Uf, pensé. Esto empieza a desquiciarse, y me encanta. Por abreviar: después de convertirse el hombre ensamblado en una suerte de guardaespaldas de Lina, esta lo invita una noche a subir al apartamento. Beben una copa y, entonces, todo parece conducir a un retorcido clímax romántico: «Lina, besándolo, mejor dicho echándose atrás después de darle un beso, señala la cama con un mohín». Pero en ese momento el hombre ensamblado se aparta y se turba: «Es que yo cobro», dice. El cuento no ha terminado aún, no. Pero es que yo ya estaba de pie frente a aquella ventana de guillotina, absolutamente perplejo por el rumbo que había tomado el cuento, que zarandeaba el mito de Frankenstein y lo trasladaba a un lugar insospechadamente caótico. Me sentía como el personaje de «El centro del cuento», de Lydia Davis: «No adivina dónde podría estar el centro del cuento». Hacía años que un texto no me sorprendía de ese modo. El desenlace iba a gravitar sin duda en torno a la expresión “es que”, la cual suele anteceder una excusa, una justificación. En efecto, el hombre ensamblado no se acuesta con Lina, puesto que, fragmentario y movedizo, está abocado a su destino: el de desmembrarse y reconfigurarse aleatoriamente ad infinitum.

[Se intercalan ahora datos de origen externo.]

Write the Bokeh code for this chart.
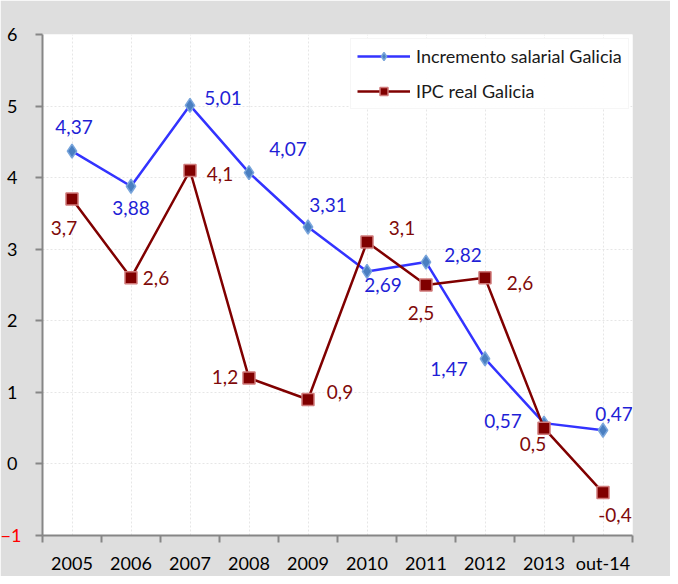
from bokeh.plotting import figure
from bokeh.models import (ColumnDataSource, FixedTicker, Range1d, Legend, LegendItem, LinearAxis)
from bokeh.core.properties import value
from bokeh.embed import file_html
from bokeh.resources import INLINE

categories = ["2005", "2006", "2007", "2008", "2009", "2010", "2011", "2012", "2013", "out-14"]
salarial = [4.37, 3.88, 5.01, 4.07, 3.31, 2.69, 2.82, 1.47, 0.57, 0.47]
ipc = [3.7, 2.6, 4.1, 1.2, 0.9, 3.1, 2.5, 2.6, 0.5, -0.4]
y_ticks = [-1, 0, 1, 2, 3, 4, 5, 6]

# label placement (pixel offsets of label centre relative to the point)
sal_dx = [2, 0, 33, 39, 20, 16, 37, -36, -41, 11]
sal_dy = [-24, 22, -7, -24, -22, 14, -7, 10, -2, -16]
ipc_dx = [-8, 25, 30, -24, 32, 35, -5, 35, -11, 12]
ipc_dy = [29, 0, 4, -1, -8, -14, 28, 5, 16, 22]

FONT = "Lato"
n = len(categories)
xs = [i + 0.5 for i in range(n)]

def fmt(v):
    return str(v).replace(".", ",")

src_sal = ColumnDataSource(dict(x=xs, y=salarial, lab=[fmt(v) for v in salarial], dx=sal_dx, dy=sal_dy))
src_ipc = ColumnDataSource(dict(x=xs, y=ipc, lab=[fmt(v) for v in ipc], dx=ipc_dx, dy=ipc_dy))

W, H = 670, 576
BL, BR, BT, BB = 42, 38, 34, 41
p = figure(width=W, height=H, output_backend="svg", toolbar_location=None,
           x_range=Range1d(0, n), y_range=Range1d(-1, 6),
           min_border_left=BL, min_border_right=BR, min_border_top=BT, min_border_bottom=BB)
p.background_fill_color = "white"
p.border_fill_color = "#dedede"
p.outline_line_color = None

# axes
xa = p.xaxis[0]
xa.ticker = FixedTicker(ticks=xs, minor_ticks=list(range(n + 1)))
xa.major_label_overrides = {x: c for x, c in zip(xs, categories)}
xa.major_tick_out = 0
xa.major_tick_in = 0
xa.minor_tick_out = 7
xa.minor_tick_in = 0
xa.minor_tick_line_color = "#868686"
xa.minor_tick_line_width = 2
xa.axis_line_color = "#868686"
xa.axis_line_width = 2
xa.major_label_standoff = 9
xa.major_label_text_font = FONT
xa.major_label_text_font_style = "normal"
xa.major_label_text_font_size = "18px"
xa.major_label_text_color = "black"

ya = p.yaxis[0]
ya.ticker = FixedTicker(ticks=y_ticks)
ya.major_label_overrides = {y_ticks[0]: ""}
ya.major_tick_out = 7
ya.major_tick_in = 0
ya.minor_tick_out = 0
ya.minor_tick_in = 0
ya.major_tick_line_color = "#868686"
ya.major_tick_line_width = 2
ya.axis_line_color = "#868686"
ya.axis_line_width = 2
ya.major_label_standoff = 18
ya.major_label_text_font = FONT
ya.major_label_text_font_style = "normal"
ya.major_label_text_font_size = "18px"
ya.major_label_text_color = "black"

# red label for the lowest tick: an extra axis whose label is pulled across to the left side
frame_w = W - BL - BR
ya2 = LinearAxis(ticker=FixedTicker(ticks=[y_ticks[0]]), axis_line_color=None,
                 major_tick_out=0, major_tick_in=0, minor_tick_out=0, minor_tick_in=0,
                 major_label_standoff=-(frame_w + BL), major_label_text_color="red",
                 major_label_text_font=FONT, major_label_text_font_size="18px")
p.add_layout(ya2, "right")

p.xgrid.grid_line_color = "#e6e6e6"
p.xgrid.grid_line_dash = "2 2"
p.ygrid.grid_line_color = "#e6e6e6"
p.ygrid.grid_line_dash = "2 2"

# series
l1 = p.line("x", "y", source=src_sal, line_color="#3333ff", line_width=2.5)
m1 = p.scatter("x", "y", source=src_sal, marker="diamond", size=14, fill_color="#4a7fc1",
               line_color="#7aa6dc", line_width=1.5)
l2 = p.line("x", "y", source=src_ipc, line_color="#800000", line_width=2.5)
m2 = p.scatter("x", "y", source=src_ipc, marker="square", size=12, fill_color="#800000",
               line_color="#d07a7a", line_width=1.5)

p.text("x", "y", text="lab", source=src_sal, x_offset="dx", y_offset="dy", text_align="center",
       text_baseline="middle", text_color="#1f1fd6", text_font_size="19px", text_font=value(FONT))
p.text("x", "y", text="lab", source=src_ipc, x_offset="dx", y_offset="dy", text_align="center",
       text_baseline="middle", text_color="#7f0a0a", text_font_size="19px", text_font=value(FONT))

legend = Legend(items=[LegendItem(label="Incremento salarial Galicia", renderers=[l1, m1]),
                       LegendItem(label="IPC real Galicia", renderers=[l2, m2])],
                location=(308, 426), padding=6, spacing=13,
                glyph_width=53, glyph_height=20, label_standoff=6,
                label_text_font=FONT, label_text_font_size="18px", label_text_color="#1a1a1a",
                border_line_color="#eeeeee", background_fill_color="white")
p.add_layout(legend)

open("out.html", "w").write(file_html(p, INLINE))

Por aquella época no sabía aún que el terreno que se divisaba desde nuestro apartamento –un parque corriente, con sus olmos y sus robles y sus merodeadores sospechosos y sus perros correteando detrás de pelotas de tenis– era, en realidad, un antiguo cementerio afroamericano del siglo XIX. Más adelante descubriría que, a partir de cierta altura, la irregularidad del terreno se convertía directamente en los angulosos bordes de las lápidas antiguas y semienterradas, la mayoría de ellas de gente nacida en algún momento del siglo XIX. Entre el abandono municipal y la lenta labor de las raíces de los robles, las lápidas habían ido hundiéndose o convirtiéndose en un entramado de guijarros indiscernibles. Pero eso no era todo: además de cementerio, aquel lugar había formado parte del Underground Railroad, la red clandestina que durante el siglo XIX propició la huida de los esclavos afroamericanos desde las plantaciones del sur hasta los estados libres del norte. Por lo visto, en las zonas más frondosas y cercanas al arroyo se habían hallado algunos escondites donde los esclavos huidos podían pasar la noche.

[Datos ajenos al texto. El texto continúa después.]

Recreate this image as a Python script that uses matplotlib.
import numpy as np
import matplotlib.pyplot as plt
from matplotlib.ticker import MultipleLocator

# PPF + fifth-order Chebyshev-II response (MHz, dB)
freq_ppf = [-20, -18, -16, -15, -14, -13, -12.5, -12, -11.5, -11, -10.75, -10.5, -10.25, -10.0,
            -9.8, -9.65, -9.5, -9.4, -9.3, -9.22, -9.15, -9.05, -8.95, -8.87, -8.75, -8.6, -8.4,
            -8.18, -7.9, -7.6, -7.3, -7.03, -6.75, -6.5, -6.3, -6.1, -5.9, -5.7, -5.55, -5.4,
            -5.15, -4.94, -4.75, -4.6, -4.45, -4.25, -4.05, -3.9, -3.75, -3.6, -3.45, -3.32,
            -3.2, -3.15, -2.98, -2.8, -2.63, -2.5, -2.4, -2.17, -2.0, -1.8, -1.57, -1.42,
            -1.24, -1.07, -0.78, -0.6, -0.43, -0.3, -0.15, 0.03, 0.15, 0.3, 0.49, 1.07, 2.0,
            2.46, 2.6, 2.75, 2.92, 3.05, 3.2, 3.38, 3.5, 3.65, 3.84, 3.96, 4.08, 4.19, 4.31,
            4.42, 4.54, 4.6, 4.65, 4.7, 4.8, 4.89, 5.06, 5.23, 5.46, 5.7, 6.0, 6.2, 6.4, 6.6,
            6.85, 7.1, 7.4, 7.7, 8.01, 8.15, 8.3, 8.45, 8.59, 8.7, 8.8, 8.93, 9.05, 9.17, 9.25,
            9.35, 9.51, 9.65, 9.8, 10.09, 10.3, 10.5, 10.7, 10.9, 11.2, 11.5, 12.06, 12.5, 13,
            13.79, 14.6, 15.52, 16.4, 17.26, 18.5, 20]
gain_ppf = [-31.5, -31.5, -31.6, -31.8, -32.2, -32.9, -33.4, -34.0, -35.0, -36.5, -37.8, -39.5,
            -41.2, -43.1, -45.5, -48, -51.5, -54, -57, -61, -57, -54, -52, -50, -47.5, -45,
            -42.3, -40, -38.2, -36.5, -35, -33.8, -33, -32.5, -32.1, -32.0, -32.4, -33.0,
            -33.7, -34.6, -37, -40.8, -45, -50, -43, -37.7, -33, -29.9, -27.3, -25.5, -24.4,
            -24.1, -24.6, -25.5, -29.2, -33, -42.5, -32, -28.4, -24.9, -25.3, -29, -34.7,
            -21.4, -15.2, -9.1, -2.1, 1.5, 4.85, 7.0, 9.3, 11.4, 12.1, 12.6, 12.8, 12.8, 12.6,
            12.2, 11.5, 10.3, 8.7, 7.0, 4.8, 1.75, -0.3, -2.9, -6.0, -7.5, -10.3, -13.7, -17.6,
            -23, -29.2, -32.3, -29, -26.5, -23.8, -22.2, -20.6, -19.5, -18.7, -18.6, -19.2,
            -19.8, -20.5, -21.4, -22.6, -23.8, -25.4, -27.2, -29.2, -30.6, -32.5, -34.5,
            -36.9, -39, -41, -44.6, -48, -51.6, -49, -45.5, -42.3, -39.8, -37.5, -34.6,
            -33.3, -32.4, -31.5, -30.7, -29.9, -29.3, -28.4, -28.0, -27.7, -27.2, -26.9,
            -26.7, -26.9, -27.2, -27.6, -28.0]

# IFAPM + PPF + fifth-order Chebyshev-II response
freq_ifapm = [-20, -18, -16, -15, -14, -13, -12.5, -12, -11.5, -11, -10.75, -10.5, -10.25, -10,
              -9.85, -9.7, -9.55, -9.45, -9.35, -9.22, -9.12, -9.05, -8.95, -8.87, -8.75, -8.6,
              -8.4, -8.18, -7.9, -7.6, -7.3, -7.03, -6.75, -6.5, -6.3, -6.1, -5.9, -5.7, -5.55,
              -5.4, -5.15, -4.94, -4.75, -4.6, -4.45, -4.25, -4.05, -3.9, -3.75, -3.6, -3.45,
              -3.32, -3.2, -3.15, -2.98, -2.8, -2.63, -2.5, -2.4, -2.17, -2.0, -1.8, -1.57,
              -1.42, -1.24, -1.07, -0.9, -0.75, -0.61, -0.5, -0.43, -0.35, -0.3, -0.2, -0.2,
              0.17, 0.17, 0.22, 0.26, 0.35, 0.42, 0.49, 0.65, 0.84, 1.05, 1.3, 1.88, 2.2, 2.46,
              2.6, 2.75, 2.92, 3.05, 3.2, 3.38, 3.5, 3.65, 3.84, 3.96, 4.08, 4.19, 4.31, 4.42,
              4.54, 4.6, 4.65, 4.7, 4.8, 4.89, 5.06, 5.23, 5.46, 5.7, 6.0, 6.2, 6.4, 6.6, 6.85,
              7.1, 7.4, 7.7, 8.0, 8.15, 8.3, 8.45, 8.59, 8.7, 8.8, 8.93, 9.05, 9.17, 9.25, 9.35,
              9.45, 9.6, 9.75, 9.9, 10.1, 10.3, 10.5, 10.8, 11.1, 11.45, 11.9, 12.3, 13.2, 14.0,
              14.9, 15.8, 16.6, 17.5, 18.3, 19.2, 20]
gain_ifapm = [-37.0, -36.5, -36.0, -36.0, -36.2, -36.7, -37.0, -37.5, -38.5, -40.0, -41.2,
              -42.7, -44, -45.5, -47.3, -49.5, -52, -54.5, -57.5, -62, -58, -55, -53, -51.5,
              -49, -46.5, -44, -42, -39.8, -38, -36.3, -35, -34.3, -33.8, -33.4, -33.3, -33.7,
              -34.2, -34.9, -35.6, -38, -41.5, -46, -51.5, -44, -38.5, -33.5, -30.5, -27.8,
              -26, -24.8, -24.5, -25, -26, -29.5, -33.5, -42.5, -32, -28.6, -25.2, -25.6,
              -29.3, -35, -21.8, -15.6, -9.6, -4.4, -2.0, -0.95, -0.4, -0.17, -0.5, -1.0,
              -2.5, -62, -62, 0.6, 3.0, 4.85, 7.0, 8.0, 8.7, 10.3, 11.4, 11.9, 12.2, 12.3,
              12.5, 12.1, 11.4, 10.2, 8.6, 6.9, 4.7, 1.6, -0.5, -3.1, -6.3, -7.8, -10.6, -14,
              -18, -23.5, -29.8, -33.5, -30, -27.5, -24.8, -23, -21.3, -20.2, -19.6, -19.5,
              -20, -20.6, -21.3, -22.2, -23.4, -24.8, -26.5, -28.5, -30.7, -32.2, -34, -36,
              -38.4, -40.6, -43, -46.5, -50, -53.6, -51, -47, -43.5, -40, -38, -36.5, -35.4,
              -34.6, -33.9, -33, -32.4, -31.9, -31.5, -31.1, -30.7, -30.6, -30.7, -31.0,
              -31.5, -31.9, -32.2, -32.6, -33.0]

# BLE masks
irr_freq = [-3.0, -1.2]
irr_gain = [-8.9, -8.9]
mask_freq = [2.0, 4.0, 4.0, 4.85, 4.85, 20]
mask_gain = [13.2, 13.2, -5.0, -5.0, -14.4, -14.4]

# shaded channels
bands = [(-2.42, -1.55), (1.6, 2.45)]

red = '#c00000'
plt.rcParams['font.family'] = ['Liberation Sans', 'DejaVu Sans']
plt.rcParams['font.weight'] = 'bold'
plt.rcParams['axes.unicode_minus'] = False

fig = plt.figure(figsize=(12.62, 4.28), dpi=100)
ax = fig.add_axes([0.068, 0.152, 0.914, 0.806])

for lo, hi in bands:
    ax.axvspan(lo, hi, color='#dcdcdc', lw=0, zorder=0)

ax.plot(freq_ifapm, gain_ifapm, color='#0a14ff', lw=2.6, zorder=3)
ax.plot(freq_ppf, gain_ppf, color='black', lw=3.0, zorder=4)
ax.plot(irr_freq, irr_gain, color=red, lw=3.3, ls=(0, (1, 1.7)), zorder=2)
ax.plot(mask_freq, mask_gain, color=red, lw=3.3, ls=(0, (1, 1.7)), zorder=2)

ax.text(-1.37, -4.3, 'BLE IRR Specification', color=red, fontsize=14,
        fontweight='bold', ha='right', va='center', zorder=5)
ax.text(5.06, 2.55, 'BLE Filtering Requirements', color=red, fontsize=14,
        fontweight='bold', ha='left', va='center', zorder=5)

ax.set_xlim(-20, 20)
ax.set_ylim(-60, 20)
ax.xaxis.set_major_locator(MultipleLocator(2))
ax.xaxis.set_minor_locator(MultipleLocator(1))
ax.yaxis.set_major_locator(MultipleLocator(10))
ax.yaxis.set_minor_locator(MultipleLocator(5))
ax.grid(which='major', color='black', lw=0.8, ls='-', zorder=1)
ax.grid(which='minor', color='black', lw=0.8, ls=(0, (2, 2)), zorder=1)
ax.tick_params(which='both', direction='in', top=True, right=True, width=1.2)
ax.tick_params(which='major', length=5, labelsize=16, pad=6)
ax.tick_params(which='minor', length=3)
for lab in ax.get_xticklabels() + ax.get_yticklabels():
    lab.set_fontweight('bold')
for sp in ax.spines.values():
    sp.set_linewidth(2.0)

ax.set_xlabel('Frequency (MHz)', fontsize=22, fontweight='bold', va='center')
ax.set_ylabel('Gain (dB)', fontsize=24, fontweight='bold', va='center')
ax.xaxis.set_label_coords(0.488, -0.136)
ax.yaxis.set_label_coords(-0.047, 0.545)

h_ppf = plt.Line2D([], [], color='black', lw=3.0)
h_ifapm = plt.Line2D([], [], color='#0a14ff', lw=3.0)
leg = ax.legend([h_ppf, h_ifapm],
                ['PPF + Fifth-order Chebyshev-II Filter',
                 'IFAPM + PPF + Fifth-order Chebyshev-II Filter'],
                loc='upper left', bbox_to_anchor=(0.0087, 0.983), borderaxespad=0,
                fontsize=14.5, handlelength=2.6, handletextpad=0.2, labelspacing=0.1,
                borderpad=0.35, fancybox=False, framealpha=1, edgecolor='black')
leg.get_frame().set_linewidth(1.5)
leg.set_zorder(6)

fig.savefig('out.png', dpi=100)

El cuento me obsesionó. Y así, frente a ese parque del que poco a poco iba averiguando más cosas, procedí al ejercicio analítico de «Leyenda mortal». Entre los equívocos más extendidos en relación con la literatura y la crítica se encuentra aquel que determina que la literatura se ocupa del mundo, mientras que la crítica lo hace de los libros. Pero esto no es cierto: las obras hablan siempre de obras anteriores, o las sobreentienden –en este caso, sin ir más lejos, de la tradición que incluye al Gólem, a Prometeo, al monstruo ideado por el doctor Víctor Frankenstein–. Por su parte, la crítica no se limita a hablar de libros, sino que, a su modo, especula sobre la vida. Frente a aquel parque que había sido un cementerio, frente a lo que iba descubriendo de él, el cuento de Cohen me sugirió que nuestras pulsiones se parecen mucho a eternas muertas vivientes y que el postapocalipsis –ese mundo caótico e “inflacionario” en el que el fin de todo proceso histórico implica, paradójica y angustiosamente, una ausencia de fin– se consolida cuando las pulsiones se zombifican y el Otro nos rehúye de forma definitiva.
Afirmar que en la literatura de Marcelo Cohen el principio fue el caos equivale a decir que en el principio fue la vida, caótica y desequilibrada. Y también que cuando el anhelado cambio se encomienda a un orden restringido como el de la economía, el caos sigue allí, informando cada faceta de la existencia, cada nueva decepción, mientras el verdadero cambio queda postergado.
En ese punto, gravitando en torno al recuerdo de ese parque y ese apartamento de DC, arrancó otra historia, la cual a su modo germinó a partir de aquella lectura de «Leyenda mortal»: en la historia, unos dragones se convierten en esas personas amadas que, de repente, dejan de ser ellas mismas y de pertenecerse. Pues sucede que, en consecuencia, en alguna medida, nosotros también dejamos de ser nosotros mismos. He ahí la verdadera experiencia zombi: ese miedo que metafóricamente te come el cerebro.
Permanecí semanas bajo el efecto del cuento de Marcelo Cohen, ya que había conmovido integralmente mi conciencia. Se lo expliqué a mi mujer al día siguiente. Reconoció al punto el modo en que la trama fluía de forma instantánea y azarosa, arrastrada por esa loca circulación de miembros, desorden y pulsiones.
Es muy bueno, me dijo.
Es que es el mejor cuento del mundo, contesté, mientras miraba por la ventana, un tanto desencajado yo también.